Raymond a trop d’ego pour ça. Il prenait des décisions assez correctes au début, quand il juge Pirès hors de forme et l’écarte par exemple, c’est cohérent. Mais ensuite, on sent comme une rupture avec le retour des anciens. On lui impose, il doit alors se sentir désavoué et part en sucette. Comme s’il se rendait compte qu’il ne servait à rien au fond et en avait alors plus rien à foutre.
Au lieu de la jouer franco, d’expliquer la situation, d’avouer qu’on lui dicte ce retour, il tente pathétiquement de ramener le truc à lui, de faire croire que c’est son initiative. Il parle de rendez-vous secrets à l’hôtel, dit qu’il rappelle les anciens de son plein gré alors qu’au début de son mandat, il ne semble absolument pas abonder dans ce sens. En plus c’est maladroit, il dit alors qu’il va donner sa liste dans dix jours pour le match contre la Cote d’Ivoire, Zidane annonce son retour le lendemain.
Domenech il vit assez mal ce retour, ne fait preuve d’aucune honnêteté, il est pris dans l’engrenage du mensonge.
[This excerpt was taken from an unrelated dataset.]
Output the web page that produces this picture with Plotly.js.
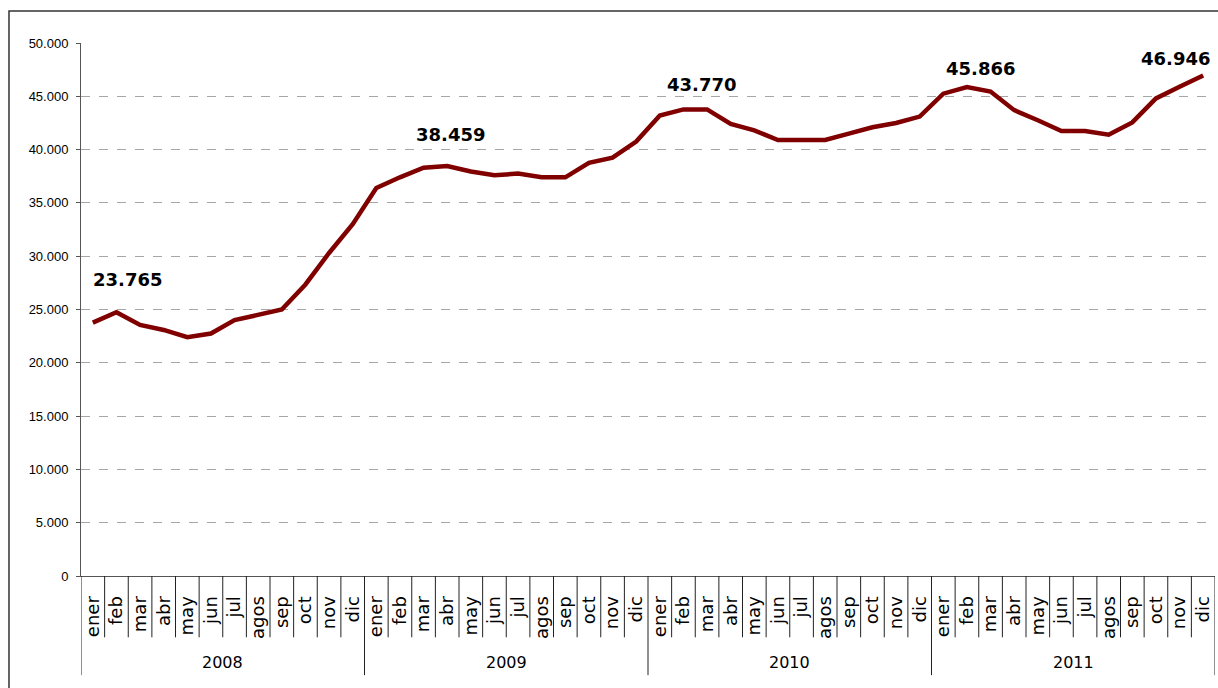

Il voulait se débarrasser des anciens en 4 mois, il aura mis 4 ans. Parce qu’au départ, c’est le sélectionneur des Espoirs, un formateur. On le prend aussi pour ça d’ailleurs, pour préparer l’avenir. Tiens peut-être bien 2010. Domenech se fait désavouer, perd la face et depuis nous la joue à l’envers – ou mal, comme l’équipe de France.
Dès lors, Domenech navigue entre ce qu’on lui impose, les pressions politiques, son ego, la pression médiatique, les enjeux sportifs, et son moi profond. Il fait surtout son intéressant, comme avec ses conneries de thèmes astraux. Au final, il se perd, il assume que dalle et fait n’importe quoi. Il gère de moins en moins et finit par perdre le contrôle, plus rien gérer. Il en a sans doute plus rien à foutre et se suicide en direct.